SET PROBLEM:
Print, word for word, every line from the beginning of the listing up to and including the line with "const errData = seriesNames.map((n, i)". Pictures are to be excluded.

INPUT RECORDS:

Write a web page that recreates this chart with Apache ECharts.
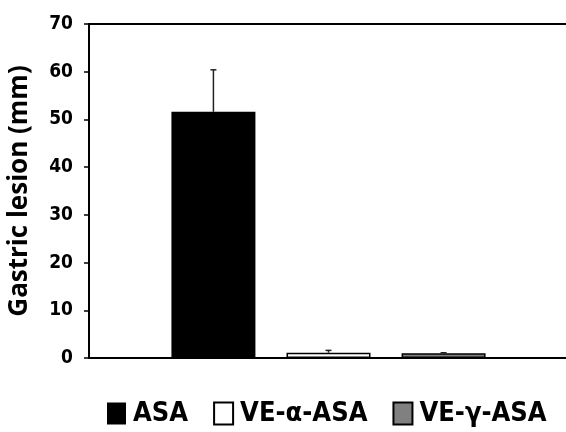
<!DOCTYPE html>
<html>
<head>
<meta charset="utf-8">
<script src="https://cdn.jsdelivr.net/npm/echarts@6/dist/echarts.min.js"></script>
<style>html,body{margin:0;padding:0;background:#fff}#c{width:566px;height:432px}</style>
</head>
<body>
<div id="c"></div>
<script>
const categories = ['Gastric lesion'];
const seriesNames = ['ASA', 'VE-α-ASA', 'VE-γ-ASA'];
const means = [51.6, 1.1, 1.0];
const errors = [8.8, 0.5, 0.1];
const yTicks = [0, 10, 20, 30, 40, 50, 60, 70];

const BAR_W = 84;
const GAP_RATIO = 0.37;
const fills = ['#000000', '#ffffff', '#808080'];
const narrow = '"DejaVu Sans Condensed", "Liberation Sans Narrow", sans-serif';

const chart = echarts.init(document.getElementById('c'), null, {renderer: 'canvas'});

const barSeries = seriesNames.map((name, i) => ({
  name: name,
  type: 'bar',
  barWidth: BAR_W,
  barGap: (GAP_RATIO * 100) + '%',
  data: [means[i]],
  itemStyle: {
    color: fills[i],
    borderColor: '#000',
    borderWidth: i === 0 ? 0 : 1.5
  },
  emphasis: {disabled: true},
  z: 2
}));

const errData = seriesNames.map((n, i) => [0, means[i], errors[i], i]);

const option = {
  animation: false,
  grid: {left: 89, right: -2, top: 24, bottom: 74, containLabel: false, outerBoundsMode: 'none'},
  legend: {
    data: seriesNames.map(n => ({name: n, icon: 'rect'})),
    left: 107,
    top: 400,
    width: 459,
    padding: 0,
    itemWidth: 19,
    itemHeight: 22,
    itemGap: 25,
    textStyle: {
      fontFamily: narrow,
      fontWeight: 'bold',
      fontSize: 27,
      color: '#000',
      padding: [0, 0, 0, 2]
    }
  },
  xAxis: [
    {
      type: 'category',
      data: categories,
      axisLine: {show: true, lineStyle: {color: '#000', width: 2}},
      axisTick: {show: false},
      axisLabel: {show: false}
    },
    {
      type: 'category',
      position: 'top',
      data: categories,
      axisLine: {show: true, lineStyle: {color: '#000', width: 2}},
      axisTick: {show: false},
      axisLabel: {show: false}
    }
  ],
  yAxis: {
    type: 'value',
    min: yTicks[0],
    max: yTicks[yTicks.length - 1],
    interval: 10,
    name: 'Gastric lesion (mm)',
    nameLocation: 'middle',
    nameRotate: 90,
    nameGap: 56,
    nameTextStyle: {
      fontFamily: '"Open Sans", sans-serif',
      fontWeight: 'bold',
      fontSize: 26,
      color: '#000'
    },
    axisLine: {show: true, lineStyle: {color: '#000', width: 2}},
    axisTick: {show: true, length: 5, lineStyle: {color: '#000', width: 1.5}},
    splitLine: {show: false},
    axisLabel: {
      margin: 16,
      fontFamily: narrow,
      fontWeight: 'bold',
      fontSize: 19,
      color: '#000'
    }
  },
  series: barSeries.concat([{
    type: 'custom',
    data: errData,
    z: 5,
    silent: true,
    renderItem: function (params, api) {
      const base = api.coord([api.value(0), api.value(1)]);
      const top = api.coord([api.value(0), api.value(1) + api.value(2)]);
      const idx = api.value(3);
      const step = BAR_W * (1 + GAP_RATIO);
      const x = base[0] + (idx - (seriesNames.length - 1) / 2) * step;
      const style = {stroke: '#222', lineWidth: 1.5};
      return {
        type: 'group',
        children: [
          {type: 'line', shape: {x1: x, y1: base[1], x2: x, y2: top[1]}, style: style},
          {type: 'line', shape: {x1: x - 3, y1: top[1], x2: x + 3, y2: top[1]}, style: style}
        ]
      };
    }
  }])
};
chart.setOption(option);
</script>
</body>
</html>
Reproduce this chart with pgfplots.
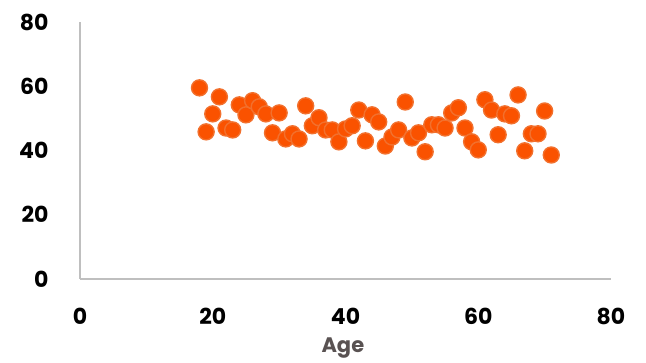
\documentclass[border=0pt]{standalone}
\usepackage{fontspec}
\setmainfont{Poppins}
\usepackage{pgfplots}
\pgfplotsset{compat=1.18}
\definecolor{dotfill}{RGB}{250,82,0}
\definecolor{dotedge}{RGB}{242,112,45}
\definecolor{axgray}{RGB}{191,191,191}
\definecolor{labgray}{RGB}{89,82,82}
\begin{document}
\begin{tikzpicture}
\begin{axis}[
  scale only axis,
  width=531pt, height=257pt,
  xmin=0, xmax=80, ymin=0, ymax=80,
  xtick={0,20,40,60,80}, ytick={0,20,40,60,80},
  axis x line=bottom, axis y line=left,
  axis line style={-, axgray, line width=1.6pt},
  major tick length=0pt,
  /pgf/number format/assume math mode=true,
  tick label style={font=\fontsize{22}{26}\selectfont\bfseries, black},
  yticklabel style={xshift=-28pt},
  xticklabel style={yshift=-26pt},
  xlabel={Age},
  xlabel style={font=\fontsize{21}{25}\selectfont\bfseries, text=labgray,
    at={(axis description cs:0.495,-0.268)}, anchor=center},
  clip=false,
]
\addplot[only marks, mark=*, mark size=8pt,
  mark options={fill=dotfill, draw=dotedge, line width=1.4pt}]
coordinates {
(18,59.5)(19,45.8)(20,51.4)(21,56.7)(22,47.0)(23,46.4)(24,54.2)(25,51.1)
(26,55.5)(27,53.6)(28,51.4)(29,45.5)(30,51.7)(31,43.6)(32,45.2)(33,43.6)
(34,53.9)(35,47.7)(36,50.2)(37,46.4)(38,46.4)(39,42.7)(40,46.7)(41,47.7)
(42,52.6)(43,43.0)(44,51.1)(45,48.9)(46,41.4)(47,44.2)(48,46.4)(49,55.1)
(50,43.9)(51,45.5)(52,39.6)(53,48.0)(54,48.0)(55,47.0)(56,51.7)(57,53.3)
(58,47.0)(59,42.7)(60,40.2)(61,55.8)(62,52.6)(63,44.9)(64,51.4)(65,50.8)
(66,57.3)(67,39.9)(68,45.2)(69,45.2)(70,52.3)(71,38.6)
};
\path (axis description cs:-0.1507,-0.3268) rectangle (axis description cs:1.0659,1.0856);
\end{axis}
\end{tikzpicture}
\end{document}
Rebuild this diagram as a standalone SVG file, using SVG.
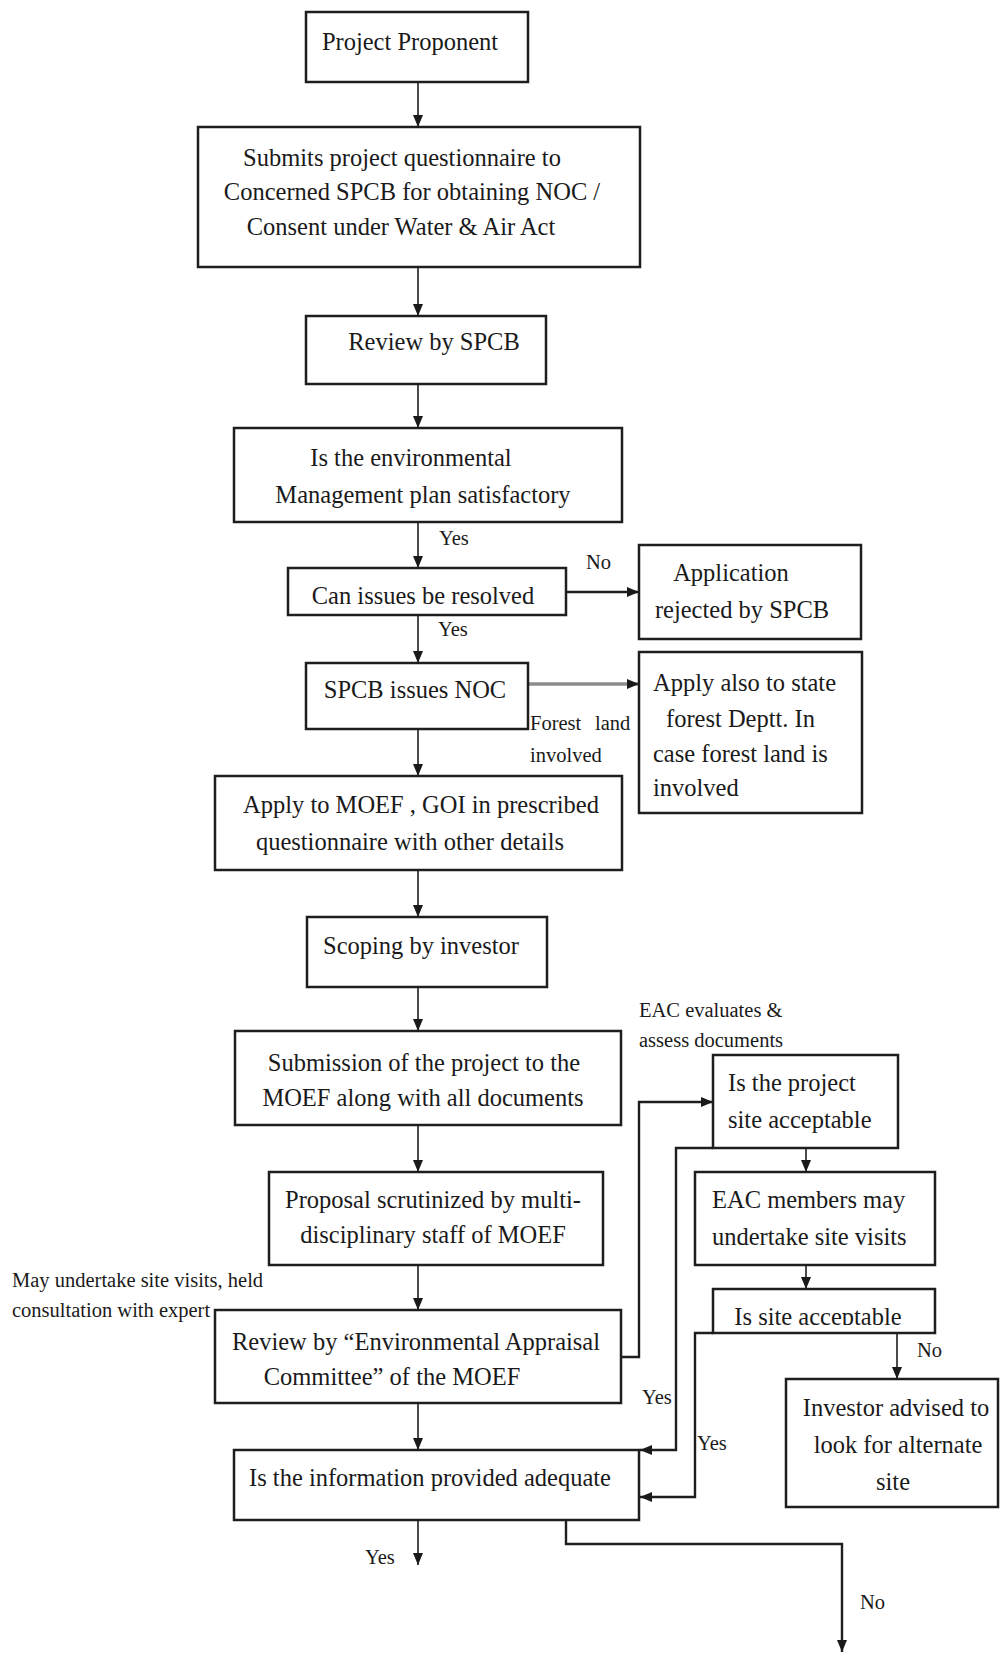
<svg xmlns="http://www.w3.org/2000/svg" width="1000" height="1654" viewBox="0 0 1000 1654">
<style>
.box{fill:#fff;stroke:#1e1e1e;stroke-width:2.5}
.t{font-family:"Liberation Serif","Times New Roman",serif;font-size:24.5px;fill:#1a1a1a}
.m{text-anchor:middle}
.lbl{font-family:"Liberation Serif","Times New Roman",serif;font-size:20.5px;fill:#1a1a1a}
.c{fill:none;stroke:#1e1e1e;stroke-width:1.6}
.cb{fill:none;stroke:#1e1e1e;stroke-width:2.4}
.cg{fill:none;stroke:#8c8c8c;stroke-width:3.5}
</style>
<defs>
<marker id="ah" viewBox="0 0 12 10" refX="12" refY="5" markerWidth="12" markerHeight="10" markerUnits="userSpaceOnUse" orient="auto">
<path d="M0,0 L12,5 L0,10 z" fill="#1a1a1a"/>
</marker>
<clipPath id="clipSite"><rect x="713" y="1289" width="222" height="36"/></clipPath>
</defs>
<rect width="1000" height="1654" fill="#fff"/>

<g id="connectors">
<path class="c" d="M418,82 V127" marker-end="url(#ah)"/>
<path class="c" d="M418,267 V316" marker-end="url(#ah)"/>
<path class="c" d="M418,384 V428" marker-end="url(#ah)"/>
<path class="c" d="M418,522 V568" marker-end="url(#ah)"/>
<path class="c" d="M418,615 V663" marker-end="url(#ah)"/>
<path class="c" d="M418,729 V776" marker-end="url(#ah)"/>
<path class="c" d="M418,870 V917" marker-end="url(#ah)"/>
<path class="c" d="M418,987 V1031" marker-end="url(#ah)"/>
<path class="c" d="M418,1125 V1172" marker-end="url(#ah)"/>
<path class="c" d="M418,1265 V1310" marker-end="url(#ah)"/>
<path class="c" d="M418,1403 V1450" marker-end="url(#ah)"/>
<path class="c" d="M418,1520 V1565" marker-end="url(#ah)"/>
<path class="cb" d="M566,592 H639" marker-end="url(#ah)"/>
<path class="cg" d="M528,684 H639" marker-end="url(#ah)"/>
<path class="cb" d="M621,1357 H639 V1102 H713" marker-end="url(#ah)"/>
<path class="cb" d="M713,1148 H676 V1450 H640" marker-end="url(#ah)"/>
<path class="c" d="M806,1148 V1172" marker-end="url(#ah)"/>
<path class="c" d="M806,1265 V1289" marker-end="url(#ah)"/>
<path class="c" d="M897,1333 V1379" marker-end="url(#ah)"/>
<path class="cb" d="M713,1333 H695 V1497 H640" marker-end="url(#ah)"/>
<path class="cb" d="M566,1520 V1544 H842 V1652" marker-end="url(#ah)"/>
</g>

<g id="n1"><rect class="box" x="306" y="12" width="222" height="70"/>
<text class="t m" x="410" y="50">Project Proponent</text></g>

<g id="n2"><rect class="box" x="198" y="127" width="442" height="140"/>
<text class="t m" x="402" y="166">Submits project questionnaire to</text>
<text class="t m" x="412" y="200">Concerned SPCB for obtaining NOC /</text>
<text class="t m" x="401" y="235">Consent under Water &amp; Air Act</text></g>

<g id="n3"><rect class="box" x="306" y="316" width="240" height="68"/>
<text class="t m" x="434" y="350">Review by SPCB</text></g>

<g id="n4"><rect class="box" x="234" y="428" width="388" height="94"/>
<text class="t m" x="411" y="466">Is the environmental</text>
<text class="t m" x="423" y="503">Management plan satisfactory</text></g>

<g id="n5"><rect class="box" x="288" y="568" width="278" height="47"/>
<text class="t m" x="423" y="604">Can issues be resolved</text></g>

<g id="n6"><rect class="box" x="639" y="545" width="222" height="94"/>
<text class="t m" x="731" y="581">Application</text>
<text class="t m" x="742" y="618">rejected by SPCB</text></g>

<g id="n7"><rect class="box" x="306" y="663" width="222" height="66"/>
<text class="t m" x="415" y="698">SPCB issues NOC</text></g>

<g id="n8"><rect class="box" x="639" y="652" width="223" height="161"/>
<text class="t" x="653" y="691">Apply also to state</text>
<text class="t" x="666" y="727">forest Deptt. In</text>
<text class="t" x="653" y="762">case forest land is</text>
<text class="t" x="653" y="796">involved</text></g>

<g id="n9"><rect class="box" x="215" y="776" width="407" height="94"/>
<text class="t m" x="421" y="813">Apply to MOEF , GOI in prescribed</text>
<text class="t m" x="410" y="850">questionnaire with other details</text></g>

<g id="n10"><rect class="box" x="307" y="917" width="240" height="70"/>
<text class="t m" x="421" y="954">Scoping by investor</text></g>

<g id="n11"><rect class="box" x="235" y="1031" width="386" height="94"/>
<text class="t m" x="424" y="1071">Submission of the project to the</text>
<text class="t m" x="423" y="1106">MOEF along with all documents</text></g>

<g id="n12"><rect class="box" x="269" y="1172" width="334" height="93"/>
<text class="t m" x="433" y="1208">Proposal scrutinized by multi-</text>
<text class="t m" x="433" y="1243">disciplinary staff of MOEF</text></g>

<g id="n13"><rect class="box" x="215" y="1310" width="406" height="93"/>
<text class="t m" x="416" y="1350">Review by “Environmental Appraisal</text>
<text class="t m" x="392" y="1385">Committee” of the MOEF</text></g>

<g id="n14"><rect class="box" x="713" y="1055" width="185" height="93"/>
<text class="t" x="728" y="1091">Is the project</text>
<text class="t" x="728" y="1128">site acceptable</text></g>

<g id="n15"><rect class="box" x="695" y="1172" width="240" height="93"/>
<text class="t" x="712" y="1208">EAC members may</text>
<text class="t" x="712" y="1245">undertake site visits</text></g>

<g id="n16"><rect class="box" x="713" y="1289" width="222" height="44"/>
<text class="t m" x="818" y="1325" clip-path="url(#clipSite)">Is site acceptable</text></g>

<g id="n17"><rect class="box" x="786" y="1379" width="212" height="128"/>
<text class="t m" x="896" y="1416">Investor advised to</text>
<text class="t m" x="898" y="1453">look for alternate</text>
<text class="t m" x="893" y="1490">site</text></g>

<g id="n18"><rect class="box" x="234" y="1450" width="405" height="70"/>
<text class="t m" x="430" y="1486">Is the information provided adequate</text></g>

<g id="labels">
<text class="lbl" x="439" y="545">Yes</text>
<text class="lbl" x="586" y="569">No</text>
<text class="lbl" x="438" y="636">Yes</text>
<text class="lbl" y="730"><tspan x="530">Forest </tspan><tspan x="595">land</tspan></text>
<text class="lbl" x="530" y="762">involved</text>
<text class="lbl" x="639" y="1017">EAC evaluates &amp;</text>
<text class="lbl" x="639" y="1047">assess documents</text>
<text class="lbl" x="12" y="1287">May undertake site visits, held</text>
<text class="lbl" x="12" y="1317">consultation with expert</text>
<text class="lbl" x="642" y="1404">Yes</text>
<text class="lbl" x="697" y="1450">Yes</text>
<text class="lbl" x="917" y="1357">No</text>
<text class="lbl" x="365" y="1564">Yes</text>
<text class="lbl" x="860" y="1609">No</text>
</g>
</svg>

ANSWER FOR THIS EXERCISE:
Write a web page that recreates this chart with Apache ECharts.
<!DOCTYPE html>
<html>
<head>
<meta charset="utf-8">
<script src="https://cdn.jsdelivr.net/npm/echarts@6/dist/echarts.min.js"></script>
<style>html,body{margin:0;padding:0;background:#fff}#c{width:566px;height:432px}</style>
</head>
<body>
<div id="c"></div>
<script>
const categories = ['Gastric lesion'];
const seriesNames = ['ASA', 'VE-α-ASA', 'VE-γ-ASA'];
const means = [51.6, 1.1, 1.0];
const errors = [8.8, 0.5, 0.1];
const yTicks = [0, 10, 20, 30, 40, 50, 60, 70];

const BAR_W = 84;
const GAP_RATIO = 0.37;
const fills = ['#000000', '#ffffff', '#808080'];
const narrow = '"DejaVu Sans Condensed", "Liberation Sans Narrow", sans-serif';

const chart = echarts.init(document.getElementById('c'), null, {renderer: 'canvas'});

const barSeries = seriesNames.map((name, i) => ({
  name: name,
  type: 'bar',
  barWidth: BAR_W,
  barGap: (GAP_RATIO * 100) + '%',
  data: [means[i]],
  itemStyle: {
    color: fills[i],
    borderColor: '#000',
    borderWidth: i === 0 ? 0 : 1.5
  },
  emphasis: {disabled: true},
  z: 2
}));

const errData = seriesNames.map((n, i) => [0, means[i], errors[i], i]);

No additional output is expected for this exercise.